LiPo batteries are designed for a safe operating voltage range of 3V to 4.2V. Discharging below 3V may cause irreversible performance loss or even damage the battery. Overcharging above 4.2V can be hazardous and may ultimately lead to fire. However, for battery health reasons, it is recommended to stop discharging at 3.5V. For example, for a 3S LiPo with a maximum voltage of 12.6V, discharge should cease when the voltage reaches 10.5V (3.5V per cell).

LiPo Battery Capacity and Size

LiPo battery capacity is measured in mAh (milliampere-hours). “mAh” essentially indicates the amount of current that can be drawn from the battery for one hour until it is depleted. Increasing battery capacity may extend flight time, but it also increases weight and size. A careful balance must be struck between capacity and weight, as this affects both flight duration and aircraft maneuverability.

Higher capacity also enables higher discharge currents. Note: 1000mAh = 1Ah.

LiHV Batteries

LiHV represents a distinct type of LiPo battery, where HV (high voltage) denotes its higher voltage rating. These batteries offer greater energy density than traditional LiPos and can be charged up to 4.35V per cell. However, opinions vary regarding LiHV lifespan, as their performance may degrade faster than standard LiPos.

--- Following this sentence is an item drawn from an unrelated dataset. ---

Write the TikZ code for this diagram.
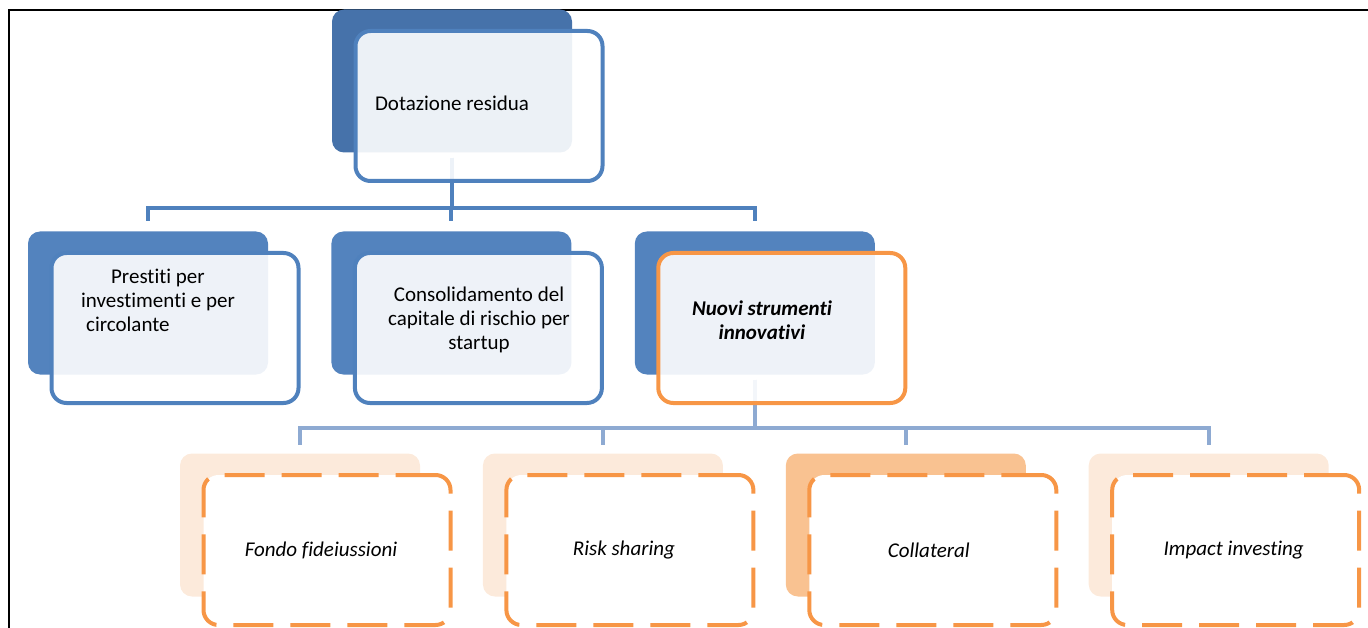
\documentclass[tikz,border=0pt]{standalone}
\usepackage{fontspec}
\setmainfont[Ligatures=NoCommon]{Carlito}
\usetikzlibrary{positioning}

\definecolor{topblue}{HTML}{4672AA}
\definecolor{midblue}{HTML}{5383BE}
\definecolor{lineblue}{HTML}{4F81BD}
\definecolor{paleblue}{HTML}{8EAAD2}
\definecolor{accorange}{HTML}{F79646}
\definecolor{peach}{HTML}{FCEADB}
\definecolor{deeppeach}{HTML}{F9C291}

\tikzset{
  back/.style={rectangle, rounded corners=12pt, minimum width=240pt, minimum height=143pt, inner sep=0pt},
  front/.style={rectangle, rounded corners=15pt, minimum width=247pt, minimum height=150pt, inner sep=0pt, line width=4pt, fill=white, fill opacity=0.9},
  dashbox/.style={front, fill opacity=1, draw=accorange, dash pattern=on 40pt off 17pt},
  lbl/.style={font=\fontsize{21}{24}\selectfont, inner sep=0pt},
  link/.style={line width=4pt, draw=lineblue},
}

\begin{document}
\begin{tikzpicture}[x=1pt,y=-1pt]
        \useasboundingbox (0,0) rectangle (1368,628);
        \draw[line width=2pt] (9,628) -- (9,10) -- (1368,10);

        % back boxes
        \node (rootb) [back, fill=topblue] at (452,81) {};
        \node (prb) [back, fill=midblue] at (148,303) {};
        \node (csb) [back, fill=midblue, right=63pt of prb] {};
        \node (nsb) [back, fill=midblue, right=63pt of csb] {};
        \node (ffb) [back, fill=peach] at (300,525) {};
        \node (rsb) [back, fill=peach, right=62.5pt of ffb] {};
        \node (clb) [back, fill=deeppeach, right=62.5pt of rsb] {};
        \node (iib) [back, fill=peach, right=62.5pt of clb] {};

        % connectors
        \foreach \c in {prb,csb,nsb}
            \draw[link, shorten <=5pt, shorten >=10pt] (rootb.south) -- ++(0,55) -| (\c.north);
        \foreach \c in {ffb,rsb,clb,iib}
            \draw[link, draw=paleblue, shorten <=5pt, shorten >=8pt] (nsb.south) -- ++(0,53) -| (\c.north);

        % front boxes
        \node (root) [front, draw=lineblue] at ([shift={(27,25)}]rootb) {};
        \node (pr) [front, draw=lineblue] at ([shift={(27,25)}]prb) {};
        \node (cs) [front, draw=lineblue] at ([shift={(27,25)}]csb) {};
        \node (ns) [front, draw=accorange] at ([shift={(27,25)}]nsb) {};
        \node (ff) [dashbox] at ([shift={(27,25)}]ffb) {};
        \node (rs) [dashbox] at ([shift={(27,25)}]rsb) {};
        \node (cl) [dashbox] at ([shift={(27,25)}]clb) {};
        \node (ii) [dashbox] at ([shift={(27,25)}]iib) {};

        % texts
        \node (rootlbl) [lbl] at (452,103) {Dotazione residua};
        \node (prlbl) [lbl, align=left] at (158,300) {\hspace*{30pt}Prestiti per\\investimenti e per\\\hspace*{5pt}circolante};
        \node (cslbl) [lbl, align=center] at (479,320) {Consolidamento del\\capitale di rischio per\\startup};
        \node (nslbl) [lbl, align=center, font=\fontsize{21}{24}\selectfont\bfseries\itshape] at (762,320) {Nuovi strumenti\\innovativi};
        \node (fflbl) [lbl, font=\fontsize{21}{24}\selectfont\itshape] at ([xshift=-6pt]ff) {Fondo fideiussioni};
        \node (rslbl) [lbl, font=\fontsize{21}{24}\selectfont\itshape] at ([xshift=-6pt]rs) {Risk sharing};
        \node (cllbl) [lbl, font=\fontsize{21}{24}\selectfont\itshape] at ([xshift=-4pt]cl) {Collateral};
        \node (iilbl) [lbl, font=\fontsize{21}{24}\selectfont\itshape] at ([xshift=-2pt]ii) {Impact investing};
\end{tikzpicture}
\end{document}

Flight Style Influences Battery Choice

If you plan to fly consistently above 50% throttle, you'll likely need a higher C-rate. That's right—you must consider what kind of flying you intend to do and whether weight or capacity is more important to you. Hardcore racers will need the lightest battery sufficient to complete the race course. But for “freestyle players,” weight isn't the sole priority, and larger batteries can be used for longer flight times.